WASHINGTON/ISLAMABAD - Afghanistan's ruling Taleban has rejected an ultimatum from US President George W Bush to surrender Osama bin Laden or face military strikes, as Wall Street markets headed toward the end of their worst week since the Great Depression 70 years ago.
At the New York Stock Exchange, a few blocks from where two hijacked airliners flattened the World Trade Centre on September 11, leaving more than 6500 people dead or missing, investors dumped shares for the fifth straight day.
Wall Street has tossed major stock indexes down 15 per cent to three-year lows as the devastation caused by the suicide attacks sparked massive layoffs, recession fears and plans for military retaliation.
Not since the Great Crash of 1929 ushered in a decade-long slump has Wall Street seen such a week, with some $US1.2 ($NZ2.94) trillion in investor wealth evaporating by Thursday's close.
Bush in a speech to a joint session of Congress yesterday laid the ground for an all-out assault on those he called enemies of freedom.
With the United States rapidly deploying planes and aircraft carrier groups to the Middle East and Indian Ocean, the president demanded Afghanistan's radical Islamic rulers hand over Saudi-born bin Laden and all his top associates and open their camps to US inspection, or share their fate.
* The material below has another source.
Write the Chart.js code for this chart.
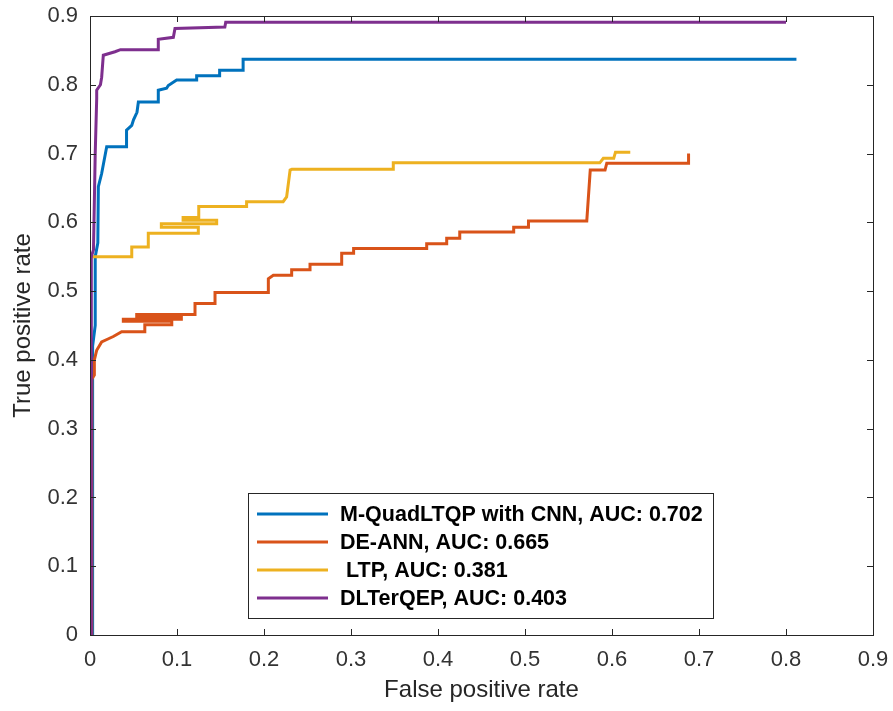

"Whether we bring our enemies to justice or justice to our enemies, justice will be done," Bush said in a hard-hitting and determined address in which he pledged to defeat all terrorist organisations "with a global reach" as well as the states that support them.
The Central Asian country reacted defiantly to Bush's ultimatum.
"We are not ready to hand over Osama bin Laden without evidence," Afghanistan's ambassador to Pakistan, Mullah Abdul Salaam Zaeef, said in Islamabad.
He said the government was not bound by an edict from leading Afghan clerics on Thursday declaring bin Laden should be persuaded to leave the country "whenever possible".
Throughout the Middle East, Muslim clerics have warned the United States against attacking Afghanistan and urged the faithful to unite against any US reprisal.
Influential Lebanese Shi'ite Muslim cleric, Sheikh Mohammed Hussein Fadllallah, told worshippers in a packed mosque in Beirut to oppose the United States.
"We should confront them (Americans) with all our means to defeat their tyranny and their arrogance," he declared.
The White House flatly rejected Taleban requests to provide proof that bin Laden was responsible for the attacks, saying there would be no negotiations.
"The president last night made his conditions clear and he said there would be no discussions and no negotiations," said White House spokesman Ari Fleischer.
The United States continued to move diplomatically to shore up support.
A senior Western diplomat in Islamabad said Washington would soon lift sanctions against India and Pakistan imposed after their 1998 nuclear tests and would reschedule $600 million in Pakistani debt.
But international public opinion was mostly opposed to Washington's military plans, according to a Gallup poll in 31 countries.
Around 80 per cent of Europeans and around 90 per cent of South Americans favoured extradition and a court verdict against those responsible for the attacks.